The measure, which was described in political circles as a significant and bold step, came after decades during which news about the party and the speeches of its leaders were published verbatim and broadcast live through official media outlets, like the state-run National News Agency, TV station Tele Liban and Radio Lebanon.

“No one is imposing censorship,” an official source told Arab News.

“Rather, there is a commitment to the decisions of the state. It is no longer possible for a speech that attacks the Lebanese government and the state to be published through its official media outlets.”

Information Minister Paul Morcos issued a circular instructing directors of official media outlets to comply with the government’s decision to ban the broadcast of speeches or statements by Hezbollah Secretary-General Sheikh Naim Qassem and statements issued by the group’s armed wing, particularly when they contain criticism of the state.

Morcos also ordered that Hezbollah statements be handled in the same manner as those issued by other political parties, meaning they should not be published verbatim. He further instructed media outlets to avoid using the term “Islamic resistance,” except when it appears directly within Hezbollah statements.

The first manifestations of the decision were Tele Liban’s abstention from live broadcasting a speech by Qassem and a statement made on Tuesday by lawmaker Mohammed Raad, who heads the Hezbollah parliamentary bloc.

The group’s supporters described the move as an attempt “to restrict the resistance, Hezbollah and its leadership in the official media.”

Some argued on social media that preventing the use of terms like “resistance” or “holy warriors (Mujahedin)” and replacing them with expressions such as “Hezbollah” and “fighters” was “aimed at brainwashing and stripping the party of its resistance identity.”

During a Cabinet session on Thursday, Morcos raised the issue of content circulating on social media that incites murder and sectarian strife.
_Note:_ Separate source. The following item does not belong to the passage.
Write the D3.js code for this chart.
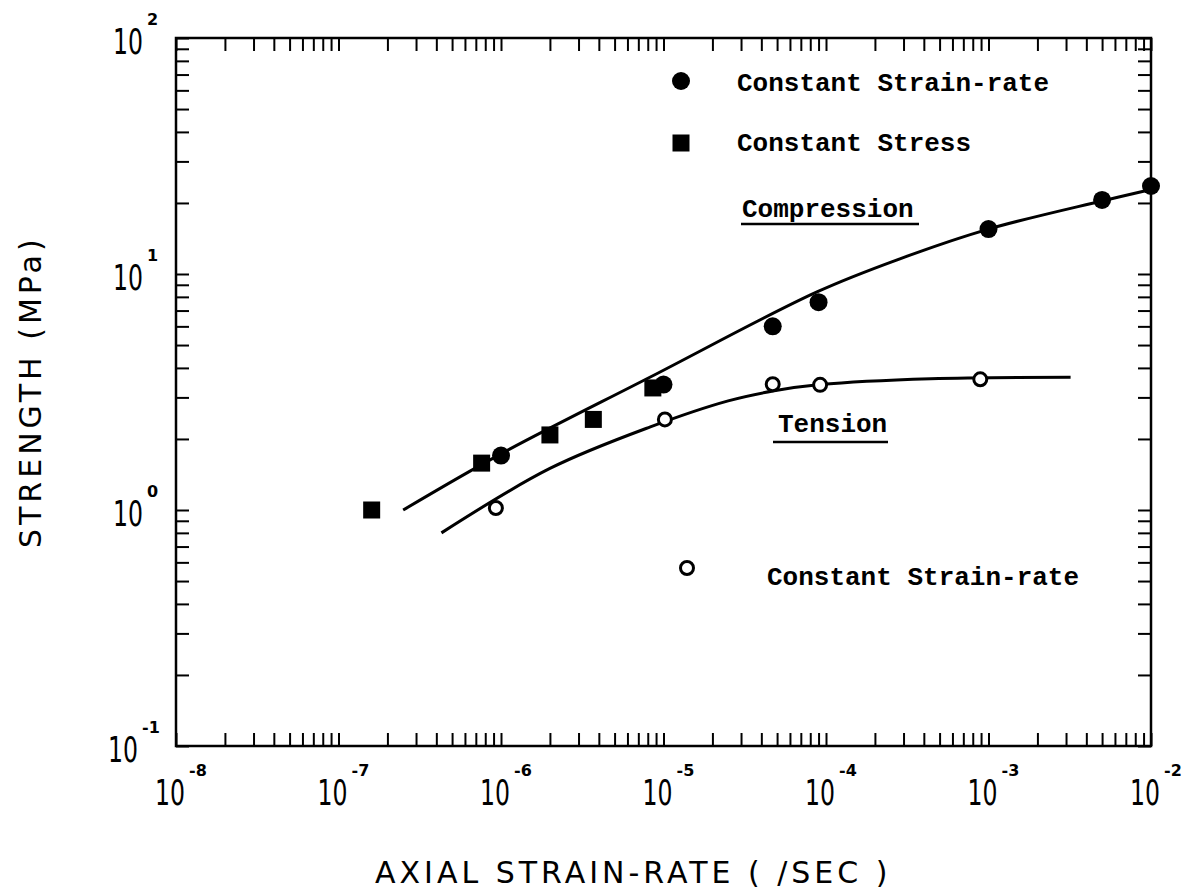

This comes against the backdrop of the war that Hezbollah waged from Lebanon against Israel on March 2, without state approval, which led to a sharp division in Lebanese public opinion.

Morcos, who is also Cabinet spokesperson, said after the session that what was being published “exceeds the bounds of freedom of opinion, the press and expression.”

Prime Minister Nawaf Salam considered it to fall under the penal code, specifically regarding crimes that harm national unity, he said, and that “we are against strife in all its forms.”

Morcos also urged journalists, influencers and social media users to remain aware of the sensitivity of the current situation and to avoid content that could provoke strife, hate speech or incitement.

He acknowledged, however, that, according to a legal study, he has no authority over social media, even on media-related matters.

“The Ministry of Information does not exercise a guardianship role and lacks judicial police powers,” he said.

“These authorities rest with the public prosecution offices, which are overseen by the minister of justice and fall within the domain of criminal law and criminal prosecution.”

The ban was agreed during a Cabinet session on March 2, after Hezbollah launched six rockets from Lebanese territory toward northern Israel, the first such attack since the November 2024 ceasefire, prompting retaliatory strikes.

The Cabinet reaffirmed that “the decision of war and peace rests exclusively with the Lebanese state and its constitutional institutions,” and called on Hezbollah to hand over its weapons to the state while limiting its role to political activity within the legal and constitutional framework.